Tuesday, June 08, 2010
False rape charge by bungling Western Australian police
ON MARCH 30, 2006, at 11.58pm, 15-year-old Patrick Waring was in bed in his Perth home when the door to his room was pushed open. He might have been expecting it to be his parents - but they were 400 kilometres away on holiday. Assuming it to be his older brother, Michael, Patrick looked up to find instead several plain-clothes policemen standing in the doorway.
Ordered from bed, Patrick was advised that he was being arrested for the rape of a teenage girl that had occurred earlier that day. Though he denied ever having met the girl, Patrick, accompanied by Michael, was taken to a nearby police station. Frantic calls were made to the boys' parents, who immediately started driving back to Perth.
By the time they arrived at the station, it was all over. Patrick had been charged with rape and remanded, with a bail hearing set for the following Monday. "We were disappointed that Patrick wasn't able to be released to us over the weekend," father Terry Waring says in Every Family's Nightmare. "[But] we felt that it was just a process and that we would be able to get him back on the Monday."
But Terry Waring was wrong. Patrick would not be released for another year and only after a long and painful journey through the West Australian criminal justice system.
"What happened to Patrick could happen to any of us," says filmmaker Ed Punchard. "As our film shows, if the police ever get a hold of you, you can find yourself on an express train that is very hard to get off."
Punchard first heard of Patrick Waring after he had been on remand for a couple of months. "We deconstructed every component and it became pretty clear that a miscarriage of justice was taking place," Punchard says. "And so we started shooting, with the family's approval, and followed them right up to the moment Patrick was acquitted."
Despite Patrick insisting that he had never met the girl, the police case seemed strong.
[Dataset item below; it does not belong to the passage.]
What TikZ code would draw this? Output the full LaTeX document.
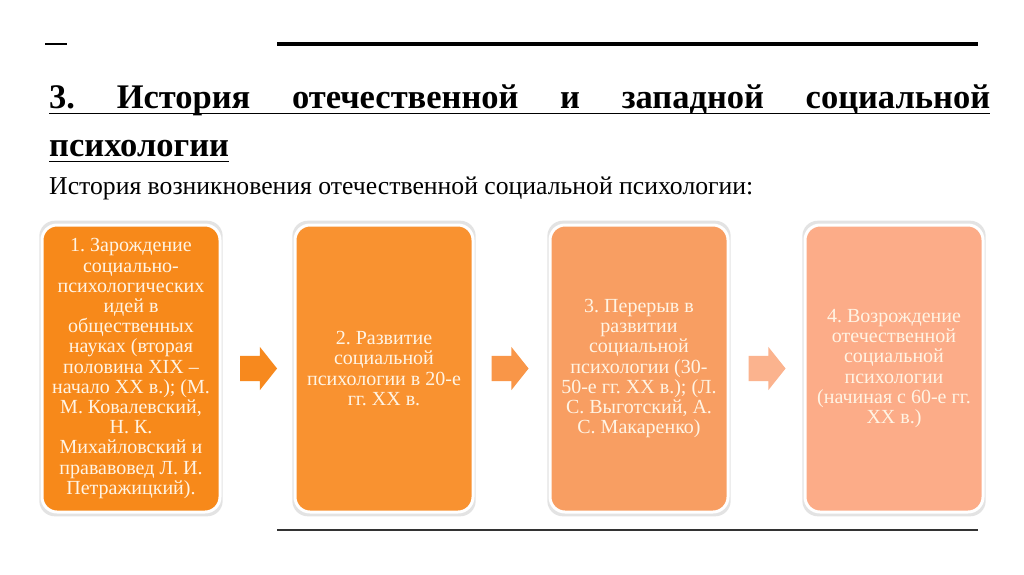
\documentclass[tikz,border=0pt]{standalone}
\usepackage{fontspec}
\setmainfont{Liberation Serif}
\usetikzlibrary{shapes.arrows,shadows}
\definecolor{cA}{HTML}{F7891A}
\definecolor{cB}{HTML}{F99230}
\definecolor{cC}{HTML}{F89E62}
\definecolor{cD}{HTML}{FCAC88}
\definecolor{aA}{HTML}{F7891E}
\definecolor{aB}{HTML}{F99648}
\definecolor{aC}{HTML}{FBB38E}
\definecolor{txt}{HTML}{FFF4E4}
\definecolor{rule}{HTML}{333333}
\tikzset{
  stagebox/.style={rectangle, rounded corners=15pt, draw=white, line width=3pt,
    minimum width=178pt, minimum height=287pt, align=center,
    inner sep=0pt, text=txt, font=\fontsize{20}{20.2}\selectfont,
    drop shadow={shadow xshift=0pt, shadow yshift=0pt, shadow scale=1.03, opacity=0.22, fill=gray}},
  flowarrow/.style={single arrow, minimum height=37pt, inner sep=0pt,
    single arrow head extend=9pt, single arrow head indent=0pt,
    single arrow tip angle=103, shape border rotate=0},
}
\begin{document}
\frenchspacing
\begin{tikzpicture}[x=1pt,y=-1pt]
\useasboundingbox[fill=white] (0,0) rectangle (1024,574);
% top rules
\coordinate (d1) at (45,44); \coordinate (d2) at (67,44);
\draw[line width=2pt] (d1) -- (d2);
\coordinate (t1) at (277,44); \coordinate (t2) at (978,44);
\draw[line width=4pt] (t1) -- (t2);
% title
\node[anchor=base west, inner sep=0pt, font=\fontsize{34.5}{38}\selectfont\bfseries] (title1) at (49,108)
  {\hbox to 941pt{3.\hfill История\hfill отечественной\hfill и\hfill западной\hfill социальной}};
\coordinate (u1a) at (49,113.5); \coordinate (u1b) at (990,113.5);
\draw[line width=1.5pt] (u1a) -- (u1b);
\node[anchor=base west, inner sep=0pt, font=\fontsize{34.5}{38}\selectfont\bfseries] (title2) at (49,156) {психологии};
\coordinate (u2a) at (49,161.5); \coordinate (u2b) at (229,161.5);
\draw[line width=1.5pt] (u2a) -- (u2b);
\node[anchor=base west, inner sep=0pt, font=\fontsize{25.7}{28}\selectfont] (sub) at (49,194)
  {История возникновения отечественной социальной психологии:};
% boxes
\node[stagebox, fill=cA] (b1) at (131,368.5) {1. Зарождение\\ социально-\\ психологических\\ идей в\\ общественных\\ науках (вторая\\ половина XIX –\\ начало XX в.); (М.\\ М. Ковалевский,\\ Н. К.\\ Михайловский и\\ прававовед Л. И.\\ Петражицкий).};
\node[stagebox, fill=cB] (b2) at (384,368.5) {2. Развитие\\ социальной\\ психологии в 20-е\\ гг. XX в.};
\node[stagebox, fill=cC] (b3) at (639,368.5) {3. Перерыв в\\ развитии\\ социальной\\ психологии (30-\\ 50-е гг. XX в.); (Л.\\ С. Выготский, А.\\ С. Макаренко)};
\node[stagebox, fill=cD] (b4) at (894,368.5) {4. Возрождение\\ отечественной\\ социальной\\ психологии\\ (начиная с 60-е гг.\\ XX в.)};
% arrows
\node[flowarrow, fill=aA] (a1) at (253.5,368.5) {\rule{0pt}{25pt}};
\node[flowarrow, fill=aB] (a2) at (505,368.5) {\rule{0pt}{25pt}};
\node[flowarrow, fill=aC] (a3) at (762,368.5) {\rule{0pt}{25pt}};
% bottom rule
\coordinate (bl1) at (277,530); \coordinate (bl2) at (978,530);
\draw[line width=1.5pt, rule] (bl1) -- (bl2);
\end{tikzpicture}
\end{document}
Patrick's number was on the girl's mobile phone and the call log showed that he had called her at the time of the alleged attack. In a photo line-up, the girl had positively identified Patrick as her attacker. There was also CCTV footage of the girl walking along a nearby train platform, followed closely by a man who clearly fitted Patrick's description. But still Patrick maintained he had never met her, a denial that, in the eyes of the police, only seemed to reinforce his guilt.
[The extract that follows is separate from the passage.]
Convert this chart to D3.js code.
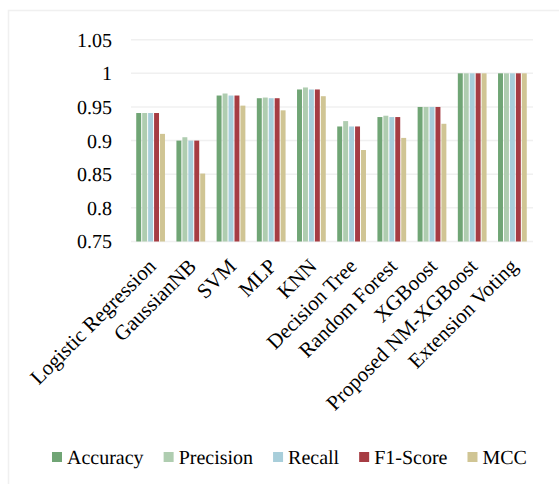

Because of the violence of the attack - the allegation was that the girl had been raped anally at knifepoint - the judge dismissed the bail application, leaving Patrick awaiting trial in jail, where he was beaten up and routinely strip-searched. After three months of this, the family turned for help to Robin Napper, an independent forensic investigator and former British detective superintendent.
"I told the family I was not a gun for hire," says Napper, a 30-year veteran of sexual investigations. "If I thought Patrick had done this I would tell them."
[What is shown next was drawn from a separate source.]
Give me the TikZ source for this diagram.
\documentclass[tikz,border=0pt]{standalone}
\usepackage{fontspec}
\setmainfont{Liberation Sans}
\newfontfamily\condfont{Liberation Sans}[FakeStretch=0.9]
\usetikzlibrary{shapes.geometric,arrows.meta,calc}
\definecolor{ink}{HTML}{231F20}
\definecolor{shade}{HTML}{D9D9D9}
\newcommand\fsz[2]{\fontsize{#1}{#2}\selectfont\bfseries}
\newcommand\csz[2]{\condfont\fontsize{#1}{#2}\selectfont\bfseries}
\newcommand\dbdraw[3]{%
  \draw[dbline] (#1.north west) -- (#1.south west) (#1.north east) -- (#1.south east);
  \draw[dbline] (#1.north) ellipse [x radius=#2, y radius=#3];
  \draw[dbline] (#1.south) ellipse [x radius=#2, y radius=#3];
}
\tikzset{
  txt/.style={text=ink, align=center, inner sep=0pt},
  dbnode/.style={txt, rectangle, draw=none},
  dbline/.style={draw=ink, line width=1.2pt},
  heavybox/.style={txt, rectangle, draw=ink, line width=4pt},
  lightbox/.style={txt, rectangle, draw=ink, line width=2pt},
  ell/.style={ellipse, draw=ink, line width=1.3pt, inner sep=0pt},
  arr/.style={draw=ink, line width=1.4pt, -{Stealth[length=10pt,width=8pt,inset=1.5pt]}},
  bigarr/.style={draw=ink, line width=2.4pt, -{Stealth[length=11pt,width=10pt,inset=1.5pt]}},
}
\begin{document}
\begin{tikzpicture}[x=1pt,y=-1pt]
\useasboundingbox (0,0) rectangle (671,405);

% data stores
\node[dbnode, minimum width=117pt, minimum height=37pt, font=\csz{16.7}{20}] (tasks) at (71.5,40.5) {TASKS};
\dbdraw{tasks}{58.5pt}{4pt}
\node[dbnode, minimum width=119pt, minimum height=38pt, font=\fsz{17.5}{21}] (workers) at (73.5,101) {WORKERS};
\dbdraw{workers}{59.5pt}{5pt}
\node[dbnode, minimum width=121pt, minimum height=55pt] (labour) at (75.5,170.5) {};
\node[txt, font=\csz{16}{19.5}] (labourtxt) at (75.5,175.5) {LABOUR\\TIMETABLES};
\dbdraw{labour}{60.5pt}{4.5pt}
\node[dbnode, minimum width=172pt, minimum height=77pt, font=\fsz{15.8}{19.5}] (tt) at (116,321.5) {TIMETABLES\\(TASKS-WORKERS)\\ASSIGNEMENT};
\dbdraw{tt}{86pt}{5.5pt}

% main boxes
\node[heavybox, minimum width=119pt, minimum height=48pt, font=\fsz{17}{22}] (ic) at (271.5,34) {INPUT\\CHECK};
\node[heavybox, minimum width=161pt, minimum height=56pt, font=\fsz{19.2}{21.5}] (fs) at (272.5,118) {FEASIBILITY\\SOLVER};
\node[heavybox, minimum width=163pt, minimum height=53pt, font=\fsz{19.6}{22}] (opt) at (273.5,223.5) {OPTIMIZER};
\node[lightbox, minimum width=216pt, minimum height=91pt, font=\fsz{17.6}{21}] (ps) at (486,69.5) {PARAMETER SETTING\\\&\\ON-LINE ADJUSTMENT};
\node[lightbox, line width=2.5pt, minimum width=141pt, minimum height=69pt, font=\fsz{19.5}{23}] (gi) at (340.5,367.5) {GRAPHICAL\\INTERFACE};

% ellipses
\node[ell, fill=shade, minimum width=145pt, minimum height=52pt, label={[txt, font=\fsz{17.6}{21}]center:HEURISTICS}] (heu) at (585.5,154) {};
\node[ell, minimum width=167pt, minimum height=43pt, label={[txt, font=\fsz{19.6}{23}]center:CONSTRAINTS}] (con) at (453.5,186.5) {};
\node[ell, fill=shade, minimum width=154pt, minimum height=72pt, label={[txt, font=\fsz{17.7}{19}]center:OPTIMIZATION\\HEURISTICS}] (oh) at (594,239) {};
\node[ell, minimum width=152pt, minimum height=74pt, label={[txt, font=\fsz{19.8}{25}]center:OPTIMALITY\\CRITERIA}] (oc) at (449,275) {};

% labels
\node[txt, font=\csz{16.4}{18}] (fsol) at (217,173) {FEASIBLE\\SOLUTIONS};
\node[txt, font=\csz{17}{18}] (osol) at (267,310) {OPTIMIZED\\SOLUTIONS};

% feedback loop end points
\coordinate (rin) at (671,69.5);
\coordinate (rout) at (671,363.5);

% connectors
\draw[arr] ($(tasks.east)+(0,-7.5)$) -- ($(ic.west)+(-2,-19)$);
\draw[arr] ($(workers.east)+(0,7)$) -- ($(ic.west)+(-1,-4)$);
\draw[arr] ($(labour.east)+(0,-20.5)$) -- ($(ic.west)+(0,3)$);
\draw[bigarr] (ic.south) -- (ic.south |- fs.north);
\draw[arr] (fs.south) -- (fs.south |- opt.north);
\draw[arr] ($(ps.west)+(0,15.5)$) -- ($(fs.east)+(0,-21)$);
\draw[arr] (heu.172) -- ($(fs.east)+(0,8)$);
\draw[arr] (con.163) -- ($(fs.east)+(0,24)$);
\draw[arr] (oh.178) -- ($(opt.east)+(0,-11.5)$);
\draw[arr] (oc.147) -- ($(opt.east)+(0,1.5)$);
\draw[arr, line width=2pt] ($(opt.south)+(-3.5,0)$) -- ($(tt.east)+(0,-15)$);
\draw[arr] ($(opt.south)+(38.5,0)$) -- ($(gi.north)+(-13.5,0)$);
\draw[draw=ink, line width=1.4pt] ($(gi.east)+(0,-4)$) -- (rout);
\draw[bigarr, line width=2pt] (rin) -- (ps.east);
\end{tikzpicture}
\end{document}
But Napper quickly discovered a litany of basic policing errors, starting with the night of Patrick's arrest. "The police had broken every forensic rule in the book," Napper says. "They took the girl in the clothes she said she had been attacked in, put her in the back of a general-purpose police vehicle and drove her to where she said the crime actually happened. That is a complete no-no."
Police cars are so full of contamination as to render the girl's clothes worthless as forensic evidence. The police then did the same with Patrick: rather than remove the clothes he said he'd been wearing, they drove him to the station in a general-purpose vehicle.
The police also conducted the first forensic examination of the crime scene at night. "The only way to examine a crime scene properly is in daylight," Napper says. "But they never did that."
Transcripts of the interviews also showed that the girl had repeatedly changed her story, something police never bothered to question. The DNA evidence was also damning: there was no sign of Patrick's DNA in the intimate swabs from the girl and no sign of the girl in the intimate swabs of Patrick. But still the case went ahead.
While Patrick had initially denied ever meeting the girl, this was a lie. He had met her, on the day of the attack, when he had briefly chatted to her outside the cinema. Patrick and the girl exchanged phone numbers, and Patrick had attempted to call her, but that was as far as it went. Swept up in a crime he did not commit, Patrick panicked, and denied ever having met the girl.
As Punchard explains: "It could have been brought to a halt on several occasions but it wasn't. And one of the reasons it wasn't is that the police just assumed they had their man."
It's a problem of mentality, he says, of modern eliminative policing versus old nominative policing. "Unfortunately," Punchard sighs. "It's a problem we're still struggling with in this country."